Data entries:
-.-.-

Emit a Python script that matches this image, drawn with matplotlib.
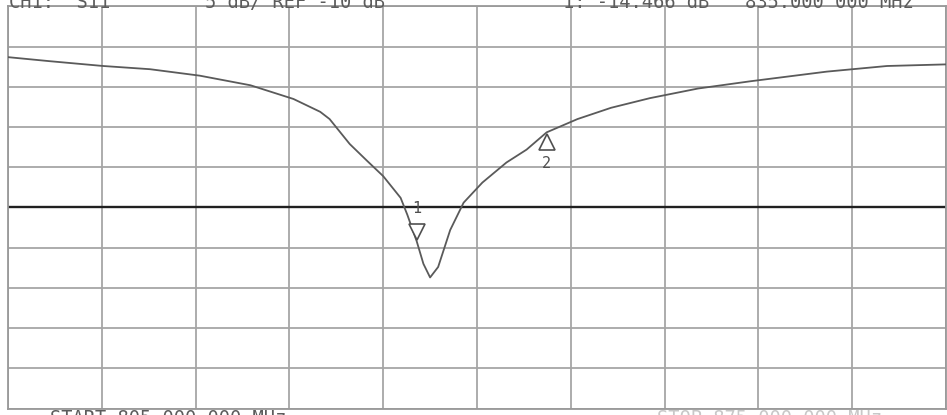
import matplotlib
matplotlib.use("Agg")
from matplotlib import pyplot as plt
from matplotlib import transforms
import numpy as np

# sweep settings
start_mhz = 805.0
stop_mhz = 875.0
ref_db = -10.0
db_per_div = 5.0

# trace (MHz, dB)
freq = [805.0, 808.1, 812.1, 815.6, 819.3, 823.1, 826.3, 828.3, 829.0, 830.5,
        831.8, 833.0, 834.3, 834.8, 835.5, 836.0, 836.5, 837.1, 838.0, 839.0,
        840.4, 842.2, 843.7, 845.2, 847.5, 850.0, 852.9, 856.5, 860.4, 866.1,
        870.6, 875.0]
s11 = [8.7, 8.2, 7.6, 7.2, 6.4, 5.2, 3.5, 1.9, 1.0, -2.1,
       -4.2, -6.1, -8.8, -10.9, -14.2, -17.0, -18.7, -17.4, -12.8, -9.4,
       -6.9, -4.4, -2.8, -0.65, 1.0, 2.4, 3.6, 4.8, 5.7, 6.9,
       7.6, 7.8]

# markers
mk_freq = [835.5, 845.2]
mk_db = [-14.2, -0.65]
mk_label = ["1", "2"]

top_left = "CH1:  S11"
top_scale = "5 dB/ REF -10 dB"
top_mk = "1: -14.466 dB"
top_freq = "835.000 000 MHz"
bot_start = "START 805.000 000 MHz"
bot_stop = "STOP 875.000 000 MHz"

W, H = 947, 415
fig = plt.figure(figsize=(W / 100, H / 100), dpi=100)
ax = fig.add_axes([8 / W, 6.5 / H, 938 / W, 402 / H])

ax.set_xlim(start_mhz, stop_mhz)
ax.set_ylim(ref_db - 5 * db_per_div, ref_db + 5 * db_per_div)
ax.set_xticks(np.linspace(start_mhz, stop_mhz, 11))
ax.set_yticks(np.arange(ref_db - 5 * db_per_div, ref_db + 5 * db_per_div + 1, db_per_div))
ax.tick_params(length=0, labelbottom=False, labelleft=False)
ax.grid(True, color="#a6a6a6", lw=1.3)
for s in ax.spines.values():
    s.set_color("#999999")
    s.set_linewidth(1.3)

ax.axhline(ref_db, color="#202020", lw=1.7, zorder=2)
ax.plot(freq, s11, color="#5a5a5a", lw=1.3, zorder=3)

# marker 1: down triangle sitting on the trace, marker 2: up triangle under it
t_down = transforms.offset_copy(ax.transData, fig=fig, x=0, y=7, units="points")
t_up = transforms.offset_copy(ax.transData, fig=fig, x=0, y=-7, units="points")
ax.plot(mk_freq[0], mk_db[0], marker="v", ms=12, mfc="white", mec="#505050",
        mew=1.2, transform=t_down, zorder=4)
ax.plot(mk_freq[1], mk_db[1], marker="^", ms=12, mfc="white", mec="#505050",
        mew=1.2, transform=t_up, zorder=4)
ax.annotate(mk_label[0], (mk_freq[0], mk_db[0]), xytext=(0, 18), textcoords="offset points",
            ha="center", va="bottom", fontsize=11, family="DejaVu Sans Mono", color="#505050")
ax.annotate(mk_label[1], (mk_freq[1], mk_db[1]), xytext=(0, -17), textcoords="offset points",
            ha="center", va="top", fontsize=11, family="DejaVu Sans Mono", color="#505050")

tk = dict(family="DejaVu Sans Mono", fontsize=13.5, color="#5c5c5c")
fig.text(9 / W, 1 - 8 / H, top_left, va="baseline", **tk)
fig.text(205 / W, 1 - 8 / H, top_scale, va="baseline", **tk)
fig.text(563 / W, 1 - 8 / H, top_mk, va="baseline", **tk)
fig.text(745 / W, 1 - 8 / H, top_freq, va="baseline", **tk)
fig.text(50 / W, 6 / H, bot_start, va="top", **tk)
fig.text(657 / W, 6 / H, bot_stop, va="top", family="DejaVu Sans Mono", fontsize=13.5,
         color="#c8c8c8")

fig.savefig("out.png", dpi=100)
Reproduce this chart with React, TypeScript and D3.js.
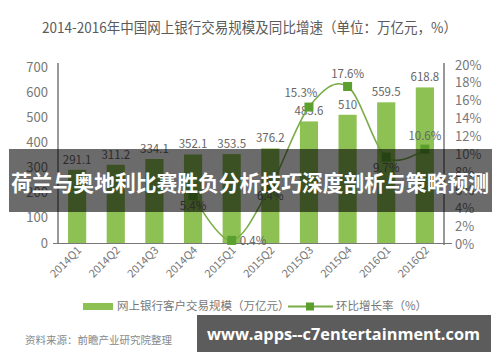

-.-.-

Retype the whole listing, keeping every line identical and omitting all pictures.

Emit a Python script that matches this image, drawn with matplotlib.
import matplotlib
matplotlib.use("Agg")
from matplotlib import pyplot as plt
from matplotlib import transforms
import numpy as np

# sweep settings
start_mhz = 805.0
stop_mhz = 875.0
ref_db = -10.0
db_per_div = 5.0

# trace (MHz, dB)
freq = [805.0, 808.1, 812.1, 815.6, 819.3, 823.1, 826.3, 828.3, 829.0, 830.5,
        831.8, 833.0, 834.3, 834.8, 835.5, 836.0, 836.5, 837.1, 838.0, 839.0,
        840.4, 842.2, 843.7, 845.2, 847.5, 850.0, 852.9, 856.5, 860.4, 866.1,
        870.6, 875.0]
s11 = [8.7, 8.2, 7.6, 7.2, 6.4, 5.2, 3.5, 1.9, 1.0, -2.1,
       -4.2, -6.1, -8.8, -10.9, -14.2, -17.0, -18.7, -17.4, -12.8, -9.4,
       -6.9, -4.4, -2.8, -0.65, 1.0, 2.4, 3.6, 4.8, 5.7, 6.9,
       7.6, 7.8]

# markers
mk_freq = [835.5, 845.2]
mk_db = [-14.2, -0.65]
mk_label = ["1", "2"]

top_left = "CH1:  S11"
top_scale = "5 dB/ REF -10 dB"
top_mk = "1: -14.466 dB"
top_freq = "835.000 000 MHz"
bot_start = "START 805.000 000 MHz"
bot_stop = "STOP 875.000 000 MHz"

W, H = 947, 415
fig = plt.figure(figsize=(W / 100, H / 100), dpi=100)
ax = fig.add_axes([8 / W, 6.5 / H, 938 / W, 402 / H])

ax.set_xlim(start_mhz, stop_mhz)
ax.set_ylim(ref_db - 5 * db_per_div, ref_db + 5 * db_per_div)
ax.set_xticks(np.linspace(start_mhz, stop_mhz, 11))
ax.set_yticks(np.arange(ref_db - 5 * db_per_div, ref_db + 5 * db_per_div + 1, db_per_div))
ax.tick_params(length=0, labelbottom=False, labelleft=False)
ax.grid(True, color="#a6a6a6", lw=1.3)
for s in ax.spines.values():
    s.set_color("#999999")
    s.set_linewidth(1.3)

ax.axhline(ref_db, color="#202020", lw=1.7, zorder=2)
ax.plot(freq, s11, color="#5a5a5a", lw=1.3, zorder=3)

# marker 1: down triangle sitting on the trace, marker 2: up triangle under it
t_down = transforms.offset_copy(ax.transData, fig=fig, x=0, y=7, units="points")
t_up = transforms.offset_copy(ax.transData, fig=fig, x=0, y=-7, units="points")
ax.plot(mk_freq[0], mk_db[0], marker="v", ms=12, mfc="white", mec="#505050",
        mew=1.2, transform=t_down, zorder=4)
ax.plot(mk_freq[1], mk_db[1], marker="^", ms=12, mfc="white", mec="#505050",
        mew=1.2, transform=t_up, zorder=4)
ax.annotate(mk_label[0], (mk_freq[0], mk_db[0]), xytext=(0, 18), textcoords="offset points",
            ha="center", va="bottom", fontsize=11, family="DejaVu Sans Mono", color="#505050")
ax.annotate(mk_label[1], (mk_freq[1], mk_db[1]), xytext=(0, -17), textcoords="offset points",
            ha="center", va="top", fontsize=11, family="DejaVu Sans Mono", color="#505050")

tk = dict(family="DejaVu Sans Mono", fontsize=13.5, color="#5c5c5c")
fig.text(9 / W, 1 - 8 / H, top_left, va="baseline", **tk)
fig.text(205 / W, 1 - 8 / H, top_scale, va="baseline", **tk)
fig.text(563 / W, 1 - 8 / H, top_mk, va="baseline", **tk)
fig.text(745 / W, 1 - 8 / H, top_freq, va="baseline", **tk)
fig.text(50 / W, 6 / H, bot_start, va="top", **tk)
fig.text(657 / W, 6 / H, bot_stop, va="top", family="DejaVu Sans Mono", fontsize=13.5,
         color="#c8c8c8")

fig.savefig("out.png", dpi=100)
Reproduce this chart with React, TypeScript and D3.js.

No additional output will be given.